Exclude the pictures, then repeat the remaining data exactly.

------------------------------------------------------------------------

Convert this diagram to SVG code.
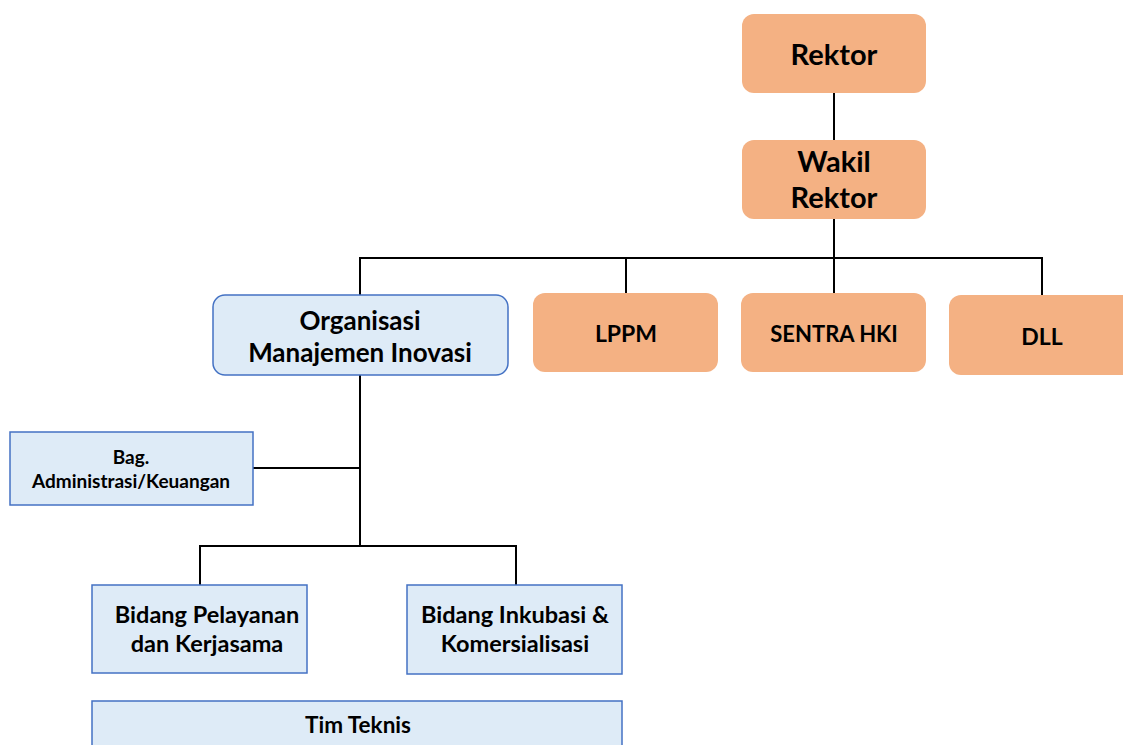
<svg xmlns="http://www.w3.org/2000/svg" width="1123" height="745" viewBox="0 0 1123 745">
<style>
  .orange { fill: #F4B183; stroke: none; }
  .blue { fill: #DEEBF7; stroke: #4472C4; stroke-width: 1.5; }
  .wire { fill: none; stroke: #000; stroke-width: 2; }
  text { font-family: Lato, "Open Sans", "Liberation Sans", sans-serif; font-weight: bold; fill: #000; text-anchor: middle; }
</style>
<rect width="1123" height="745" fill="#fff"/>
<g id="connectors">
  <path class="wire" d="M834 93 V140"/>
  <path class="wire" d="M834 219 V293"/>
  <path class="wire" d="M360 295 V258 H1042 V295"/>
  <path class="wire" d="M626 258 V293"/>
  <path class="wire" d="M360 375 V546"/>
  <path class="wire" d="M253 468 H360"/>
  <path class="wire" d="M200 585 V546 H516 V585"/>
</g>
<g id="rektor">
  <rect class="orange" x="742" y="14" width="184" height="79" rx="12"/>
  <text x="834" y="65" font-size="29">Rektor</text>
</g>
<g id="wakil-rektor">
  <rect class="orange" x="742" y="140" width="184" height="79" rx="12"/>
  <text x="834" y="172" font-size="29">Wakil</text>
  <text x="834" y="208" font-size="29">Rektor</text>
</g>
<g id="organisasi">
  <rect class="blue" x="213" y="295" width="295" height="80" rx="12"/>
  <text x="360" y="330" font-size="26">Organisasi</text>
  <text x="360" y="362" font-size="26">Manajemen Inovasi</text>
</g>
<g id="lppm">
  <rect class="orange" x="533" y="293" width="185" height="79" rx="12"/>
  <text x="626" y="342" font-size="23">LPPM</text>
</g>
<g id="sentra-hki">
  <rect class="orange" x="741" y="293" width="185" height="79" rx="12"/>
  <text x="834" y="342" font-size="22">SENTRA HKI</text>
</g>
<g id="dll">
  <rect class="orange" x="949" y="295" width="190" height="80" rx="12"/>
  <text x="1042" y="345" font-size="23">DLL</text>
</g>
<g id="administrasi">
  <rect class="blue" x="10" y="432" width="243" height="73"/>
  <text x="131" y="464" font-size="19">Bag.</text>
  <text x="131" y="488" font-size="19">Administrasi/Keuangan</text>
</g>
<g id="pelayanan">
  <rect class="blue" x="92" y="585" width="215" height="88"/>
  <text x="207" y="623" font-size="23.5">Bidang Pelayanan</text>
  <text x="207" y="652" font-size="23.5">dan Kerjasama</text>
</g>
<g id="inkubasi">
  <rect class="blue" x="407" y="585" width="215" height="89"/>
  <text x="515" y="623" font-size="23.5">Bidang Inkubasi &amp;</text>
  <text x="515" y="652" font-size="23.5">Komersialisasi</text>
</g>
<g id="tim-teknis">
  <rect class="blue" x="92" y="701" width="530" height="60"/>
  <text x="358" y="733" font-size="22.5">Tim Teknis</text>
</g>
</svg>
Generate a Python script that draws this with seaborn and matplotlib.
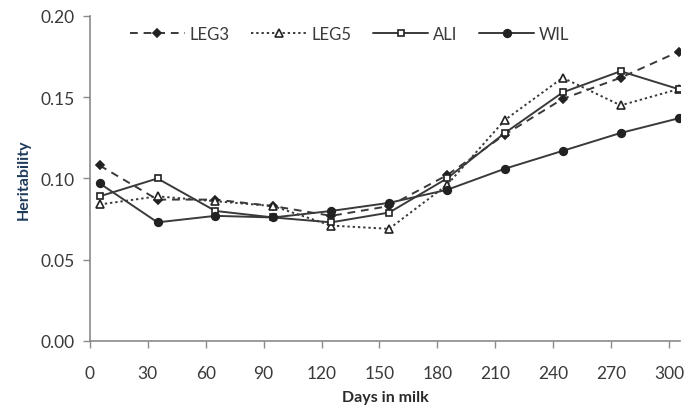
import pandas as pd
import seaborn as sns
import matplotlib.pyplot as plt

# test days (points sit a few days after each 30-day tick)
days = [5, 35, 65, 95, 125, 155, 185, 215, 245, 275, 305]

leg3 = [0.108, 0.087, 0.087, 0.083, 0.077, 0.083, 0.102, 0.127, 0.149, 0.162, 0.178]
leg5 = [0.084, 0.089, 0.086, 0.083, 0.071, 0.069, 0.096, 0.136, 0.162, 0.145, 0.155]
ali = [0.089, 0.100, 0.080, 0.076, 0.073, 0.079, 0.100, 0.128, 0.153, 0.166, 0.155]
wil = [0.097, 0.073, 0.077, 0.076, 0.080, 0.085, 0.093, 0.106, 0.117, 0.128, 0.137]

x_ticks = [0, 30, 60, 90, 120, 150, 180, 210, 240, 270, 300]
y_ticks = [0.00, 0.05, 0.10, 0.15, 0.20]

series = {"LEG3": leg3, "LEG5": leg5, "ALI": ali, "WIL": wil}
styles = {
    "LEG3": dict(linestyle=(0, (4, 3)), marker="D", markersize=4.5, markerfacecolor="#222222"),
    "LEG5": dict(linestyle=(0, (1.2, 1.5)), marker="^", markersize=5.5, markerfacecolor="white"),
    "ALI": dict(linestyle="-", marker="s", markersize=5, markerfacecolor="white"),
    "WIL": dict(linestyle="-", marker="o", markersize=5.5, markerfacecolor="#222222"),
}

sns.set_style("ticks")
plt.rcParams["font.family"] = ["Lato", "DejaVu Sans"]

fig = plt.figure(figsize=(6.89, 4.14), dpi=100)
ax = fig.add_axes([0.1306, 0.174, 0.857, 0.785])

for name, vals in series.items():
    df = pd.DataFrame({"day": days, "h": vals})
    st = styles[name]
    sns.lineplot(data=df, x="day", y="h", ax=ax, color="#3a3a3a", linewidth=1.4,
                 linestyle=st["linestyle"], marker=st["marker"],
                 markersize=st["markersize"], markerfacecolor=st["markerfacecolor"],
                 markeredgecolor="#222222", markeredgewidth=1.2, label=name)

ax.set_xlim(0, 306)
ax.set_ylim(0, 0.20)
ax.set_xticks(x_ticks)
ax.set_yticks(y_ticks)
ax.set_yticklabels([f"{v:.2f}" for v in y_ticks])
ax.tick_params(axis="both", labelsize=12.5, colors="#8a8a8a", labelcolor="#3a3a3a",
               length=5, width=1)
ax.tick_params(axis="x", pad=12)
ax.tick_params(axis="y", pad=6)
for side in ["top", "right"]:
    ax.spines[side].set_visible(False)
for side in ["left", "bottom"]:
    ax.spines[side].set_color("#8a8a8a")
    ax.spines[side].set_linewidth(1.2)

ax.set_xlabel("Days in milk", fontsize=11.5, fontweight="bold", color="#2a2a2a", labelpad=7)
ax.set_ylabel("Heritability", fontsize=11.5, fontweight="bold", color="#1f3b5c", labelpad=7)

ax.legend(ncol=4, loc="center left", bbox_to_anchor=(0.042, 0.945), frameon=False,
          fontsize=12, handlelength=3.3, columnspacing=1.3, handletextpad=0.3,
          labelcolor="#3a3a3a")

fig.savefig("out.png", dpi=100)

------------------------------------------------------------------------

▸ WRITTEN ANSWER
Convert this diagram to SVG code.
<svg xmlns="http://www.w3.org/2000/svg" width="1123" height="745" viewBox="0 0 1123 745">
<style>
  .orange { fill: #F4B183; stroke: none; }
  .blue { fill: #DEEBF7; stroke: #4472C4; stroke-width: 1.5; }
  .wire { fill: none; stroke: #000; stroke-width: 2; }
  text { font-family: Lato, "Open Sans", "Liberation Sans", sans-serif; font-weight: bold; fill: #000; text-anchor: middle; }
</style>
<rect width="1123" height="745" fill="#fff"/>
<g id="connectors">
  <path class="wire" d="M834 93 V140"/>
  <path class="wire" d="M834 219 V293"/>
  <path class="wire" d="M360 295 V258 H1042 V295"/>
  <path class="wire" d="M626 258 V293"/>
  <path class="wire" d="M360 375 V546"/>
  <path class="wire" d="M253 468 H360"/>
  <path class="wire" d="M200 585 V546 H516 V585"/>
</g>
<g id="rektor">
  <rect class="orange" x="742" y="14" width="184" height="79" rx="12"/>
  <text x="834" y="65" font-size="29">Rektor</text>
</g>
<g id="wakil-rektor">
  <rect class="orange" x="742" y="140" width="184" height="79" rx="12"/>
  <text x="834" y="172" font-size="29">Wakil</text>
  <text x="834" y="208" font-size="29">Rektor</text>
</g>
<g id="organisasi">
  <rect class="blue" x="213" y="295" width="295" height="80" rx="12"/>
  <text x="360" y="330" font-size="26">Organisasi</text>
  <text x="360" y="362" font-size="26">Manajemen Inovasi</text>
</g>
<g id="lppm">
  <rect class="orange" x="533" y="293" width="185" height="79" rx="12"/>
  <text x="626" y="342" font-size="23">LPPM</text>
</g>
<g id="sentra-hki">
  <rect class="orange" x="741" y="293" width="185" height="79" rx="12"/>
  <text x="834" y="342" font-size="22">SENTRA HKI</text>
</g>
<g id="dll">
  <rect class="orange" x="949" y="295" width="190" height="80" rx="12"/>
  <text x="1042" y="345" font-size="23">DLL</text>
</g>
<g id="administrasi">
  <rect class="blue" x="10" y="432" width="243" height="73"/>
  <text x="131" y="464" font-size="19">Bag.</text>
  <text x="131" y="488" font-size="19">Administrasi/Keuangan</text>
</g>
<g id="pelayanan">
  <rect class="blue" x="92" y="585" width="215" height="88"/>
  <text x="207" y="623" font-size="23.5">Bidang Pelayanan</text>
  <text x="207" y="652" font-size="23.5">dan Kerjasama</text>
</g>
<g id="inkubasi">
  <rect class="blue" x="407" y="585" width="215" height="89"/>
  <text x="515" y="623" font-size="23.5">Bidang Inkubasi &amp;</text>
  <text x="515" y="652" font-size="23.5">Komersialisasi</text>
</g>
<g id="tim-teknis">
  <rect class="blue" x="92" y="701" width="530" height="60"/>
  <text x="358" y="733" font-size="22.5">Tim Teknis</text>
</g>
</svg>
Generate a Python script that draws this with seaborn and matplotlib.
import pandas as pd
import seaborn as sns
import matplotlib.pyplot as plt

# test days (points sit a few days after each 30-day tick)
days = [5, 35, 65, 95, 125, 155, 185, 215, 245, 275, 305]

leg3 = [0.108, 0.087, 0.087, 0.083, 0.077, 0.083, 0.102, 0.127, 0.149, 0.162, 0.178]
leg5 = [0.084, 0.089, 0.086, 0.083, 0.071, 0.069, 0.096, 0.136, 0.162, 0.145, 0.155]
ali = [0.089, 0.100, 0.080, 0.076, 0.073, 0.079, 0.100, 0.128, 0.153, 0.166, 0.155]
wil = [0.097, 0.073, 0.077, 0.076, 0.080, 0.085, 0.093, 0.106, 0.117, 0.128, 0.137]

x_ticks = [0, 30, 60, 90, 120, 150, 180, 210, 240, 270, 300]
y_ticks = [0.00, 0.05, 0.10, 0.15, 0.20]

series = {"LEG3": leg3, "LEG5": leg5, "ALI": ali, "WIL": wil}
styles = {
    "LEG3": dict(linestyle=(0, (4, 3)), marker="D", markersize=4.5, markerfacecolor="#222222"),
    "LEG5": dict(linestyle=(0, (1.2, 1.5)), marker="^", markersize=5.5, markerfacecolor="white"),
    "ALI": dict(linestyle="-", marker="s", markersize=5, markerfacecolor="white"),
    "WIL": dict(linestyle="-", marker="o", markersize=5.5, markerfacecolor="#222222"),
}

sns.set_style("ticks")
plt.rcParams["font.family"] = ["Lato", "DejaVu Sans"]

fig = plt.figure(figsize=(6.89, 4.14), dpi=100)
ax = fig.add_axes([0.1306, 0.174, 0.857, 0.785])

for name, vals in series.items():
    df = pd.DataFrame({"day": days, "h": vals})
    st = styles[name]
    sns.lineplot(data=df, x="day", y="h", ax=ax, color="#3a3a3a", linewidth=1.4,
                 linestyle=st["linestyle"], marker=st["marker"],
                 markersize=st["markersize"], markerfacecolor=st["markerfacecolor"],
                 markeredgecolor="#222222", markeredgewidth=1.2, label=name)

ax.set_xlim(0, 306)
ax.set_ylim(0, 0.20)
ax.set_xticks(x_ticks)
ax.set_yticks(y_ticks)
ax.set_yticklabels([f"{v:.2f}" for v in y_ticks])
ax.tick_params(axis="both", labelsize=12.5, colors="#8a8a8a", labelcolor="#3a3a3a",
               length=5, width=1)
ax.tick_params(axis="x", pad=12)
ax.tick_params(axis="y", pad=6)
for side in ["top", "right"]:
    ax.spines[side].set_visible(False)
for side in ["left", "bottom"]:
    ax.spines[side].set_color("#8a8a8a")
    ax.spines[side].set_linewidth(1.2)

ax.set_xlabel("Days in milk", fontsize=11.5, fontweight="bold", color="#2a2a2a", labelpad=7)
ax.set_ylabel("Heritability", fontsize=11.5, fontweight="bold", color="#1f3b5c", labelpad=7)

ax.legend(ncol=4, loc="center left", bbox_to_anchor=(0.042, 0.945), frameon=False,
          fontsize=12, handlelength=3.3, columnspacing=1.3, handletextpad=0.3,
          labelcolor="#3a3a3a")

fig.savefig("out.png", dpi=100)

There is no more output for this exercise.